Sometimes you have to let the race go to win.
At least, that is what Health Net thought in the last stage of Great River Energy’s Nature Valley Grand Prix.
With three guys sitting one, two and three on the general classification – and another 26 seconds out in fifth place – the National Racing Calendar event was theirs to lose. And while Greg Henderson eventually lost the jersey finishing 12 seconds off the pace, the jersey stayed in the team and gave Karl Menzies the overall victory.
And Health Net finished 1-2-3 at the end.
“It’s not often you can sweep the podium at an NRC event,” said Health Net’s director sportif Jeff Corbett.
“You can’t get too greedy,” said Menzies, who was the third Health Net rider to win a race at the event on Saturday. “At the end of the day, we wanted to get the top 3.”
While Health Net’s eyes trained on the overall standings, Toyota-United’s Ivan Stevic had his eye on a little redemption for the team, which had been shut out of the podium all week and only figured once in the final sprint during the five days of racing. Early in Sunday’s race, he snuck away from the Health Net-led pack, joined forces with Team Einstein’s Jason Donald, and then worked with Jelly Belly’s Caleb Manion to take the first victory at Nature Valley for the first-year squad.
“I wasn’t dangerous for [Health Net] in the break, so the they let me go,” Stevic said.
The win was important for him and the team, said the Toyota-United rider who was edged off the podium in stage four by 2 inches.
“Day after day, we were just not doing good,” he said. “We were pretty tired coming from Philly.
“This was the best way to finish the stage race.
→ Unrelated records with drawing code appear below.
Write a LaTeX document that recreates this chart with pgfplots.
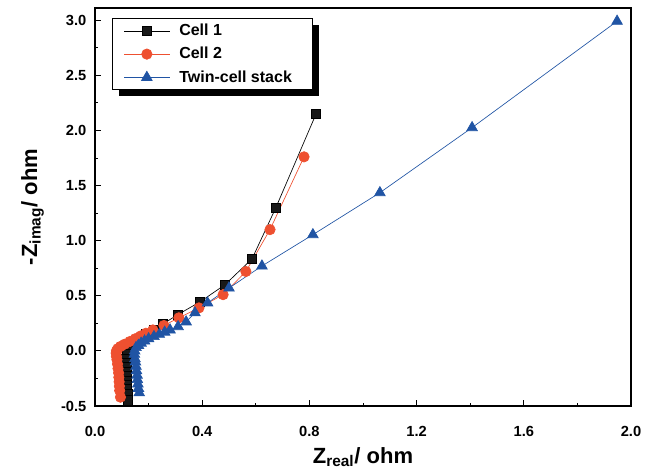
\documentclass[border=0pt]{standalone}
\usepackage{fontspec}
\setmainfont{Liberation Sans}
\usepackage{pgfplots}
\pgfplotsset{compat=1.18}
\usetikzlibrary{shadows,calc}
\definecolor{cellRed}{RGB}{238,80,48}
\definecolor{cellBlue}{RGB}{32,84,164}
\makeatletter
\tikzset{no preactions/.code={\let\tikz@preactions\pgfutil@empty}}
\makeatother

\begin{document}
\begin{tikzpicture}
\begin{axis}[
  scale only axis,
  width=402pt,height=298.5pt,
  xmin=0,xmax=2.0,
  ymin=-0.5,ymax=3.11,
  xtick={0,0.4,0.8,1.2,1.6,2.0},
  ytick={-0.5,0,0.5,1.0,1.5,2.0,2.5,3.0},
  minor x tick num=1,
  minor y tick num=1,
  tick pos=left,
  tick align=inside,
  major tick length=4.5pt,
  minor tick length=2.5pt,
  every tick/.style={black,line width=0.6pt},
  axis line style={line width=0.8pt},
  xticklabel style={yshift=-12pt,/pgf/number format/.cd,fixed,fixed zerofill,precision=1,assume math mode=true},
  yticklabel style={xshift=-3pt,/pgf/number format/.cd,fixed,fixed zerofill,precision=1,assume math mode=true},
  tick label style={font=\fontsize{11}{13}\selectfont\bfseries},
  xlabel={Z\textsubscript{real}/ ohm},
  ylabel={-Z\textsubscript{imag}/ ohm},
  label style={font=\fontsize{16.5}{18}\selectfont\bfseries},
  xlabel style={yshift=-1pt},
  ylabel style={yshift=6pt},
  legend style={at={(0.032,0.975)},anchor=north west,draw=black,line width=0.6pt,fill=white,
    font=\fontsize{12}{14}\selectfont\bfseries,
    drop shadow={shadow xshift=5pt,shadow yshift=-5pt,fill=black,opacity=1},
    row sep=3pt,
    /tikz/every odd column/.append style={column sep=5pt}},
  legend image code/.code={%
    \path[no preactions] (-0.19cm,0.25cm) (0cm,-0.15cm);
    \draw[no preactions,mark repeat=2,mark phase=2] plot coordinates {(0cm,0cm) (0.6cm,0cm) (1.2cm,0cm)};},
  legend cell align=left,
  clip=false,
]
\addplot[black,line width=0.5pt,mark=square*,mark size=3.5pt,mark options={fill=black!90}] coordinates {
(0.825,2.15) (0.675,1.30) (0.586,0.835) (0.485,0.60) (0.392,0.445) (0.31,0.33) (0.254,0.245)
(0.22,0.19) (0.19,0.15) (0.17,0.12) (0.155,0.09) (0.145,0.07) (0.135,0.04) (0.128,0.02)
(0.122,0.0) (0.118,-0.03) (0.117,-0.07) (0.117,-0.11) (0.118,-0.15) (0.118,-0.19)
(0.119,-0.23) (0.119,-0.27) (0.12,-0.31) (0.12,-0.35) (0.121,-0.39) (0.122,-0.45)};
\addlegendentry{Cell 1}
\addplot[cellRed,line width=0.5pt,mark=*,mark size=3.9pt,mark options={fill=cellRed}] coordinates {
(0.78,1.76) (0.653,1.10) (0.563,0.72) (0.478,0.51) (0.388,0.39) (0.313,0.30) (0.257,0.23)
(0.216,0.19) (0.19,0.16) (0.17,0.135) (0.15,0.11) (0.13,0.085) (0.11,0.06) (0.095,0.04)
(0.085,0.02) (0.08,0.0) (0.079,-0.02) (0.08,-0.05) (0.082,-0.08) (0.084,-0.12)
(0.086,-0.16) (0.088,-0.2) (0.089,-0.24) (0.09,-0.28) (0.091,-0.32) (0.092,-0.36) (0.095,-0.42)};
\addlegendentry{Cell 2}
\addplot[cellBlue,line width=0.5pt,mark=triangle*,mark size=4.6pt,mark options={fill=cellBlue}] coordinates {
(1.948,2.99) (1.407,2.025) (1.063,1.435) (0.813,1.054) (0.623,0.77) (0.50,0.57) (0.42,0.435)
(0.373,0.345) (0.34,0.263) (0.31,0.22) (0.28,0.19) (0.26,0.17) (0.24,0.15) (0.22,0.13)
(0.2,0.11) (0.185,0.09) (0.172,0.07) (0.162,0.05) (0.153,0.03) (0.148,0.0) (0.147,-0.03)
(0.149,-0.07) (0.151,-0.1) (0.153,-0.14) (0.155,-0.18) (0.157,-0.22) (0.158,-0.26)
(0.16,-0.3) (0.162,-0.34) (0.165,-0.38)};
\addlegendentry{Twin-cell stack\hspace*{10pt}}
\end{axis}
\path[use as bounding box] ($(current axis.south west)+(-71.25pt,-50.25pt)$) rectangle ($(current axis.north east)+(18.75pt,6pt)$);
\end{tikzpicture}
\end{document}
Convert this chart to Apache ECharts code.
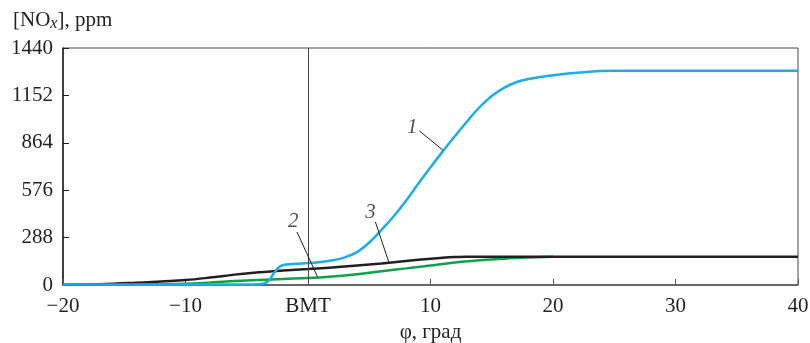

We needed this for the morale.”
Stevic gave credit to Manion for pushing the pace and maintaining the gap that allowed the two to finish one-two on the stage.
“To be honest, I was suffering a lot,” Stevic said. “I think he used a lot of energy in that effort.”
Manion, though, threw the accolades back to Stevic. “I guess the best man won at the end.”
Not only did Stevic suffer from the effort – the 1.2-mile course featured a 50-meter finishing climb of 18 percent – so did Navigator Insurance’s Shawn Milne, who was with the duo half of the race but failed to match the effort of Manion’s when it counted. Sitting 54 seconds back on GC, he could have been a threat for the podium, but at that moment, tactics changed for Navigator’s, and with about five laps to go, the Navigators best placed GC rider, Bernard Van Ulden, attacked out of the lead group to bridge to Milne and try to shake things up.
“I was feeling pretty good,” Van Ulden said. “I took a couple of hits. I wanted to go down fighting.”
Sitting fourth, he was the biggest threat to a Health Net sweep, and they weren’t going to let him go. Menzies quickly marked Van Ulden, and any chance of the young Navigator finding a place on the podium quickly dropped.
“The only thing that worried us was if we got complacent and let Van Ulden slip away,” said Health Net’s Nathan O’Neill, who finished third overall.
Menzies, who had been working all day near the front to protect Henderson, said the attack was nothing for him to match since the team had not been pushing the pace but just marshalling the front.
“I was never tired,” he said. “We knew what we had to do. We knew we had to mark Van Ulden.”
Others noticed the pace – or lack there of.
“For me, it was a game of wait-and-see,” said Colavita Olive Oil-Sutter Home’s Jonathan Page, who took third on the stage. “People weren’t attacking. For me, I like to race my bike, not sit on the back of Health Net.”
Navigator’s director sportif, Ray Cipollini, gave credit to Health Net for their strength and tactics.
“The made no mistakes all week,” he said. “The opportunities we had were limited at best. We did what we could wit the resources we had.”
Maybe the only mistake was made by Henderson, who misinterpreted the results at the finish and looked a bit disappointed when he learned that he lost the jersey.
“I just thought we had to finish with the bunch,” said Henderson, who collapsed at the top of the final climb up the hill. “The last lap was so hard.”
Still, he found consolation with the fact that the jersey stayed with the team, something they held all week.
“To have the yellow jersey go to a teammate is fine,” he said.
Menzies said he was happy to have the jersey, although he saved his jubilant spirit for the podium where he celebrated with Henderson and O’Neill.
“It’s so close. This team is so tight. Who’s in the jersey doesn’t really matter,” he said.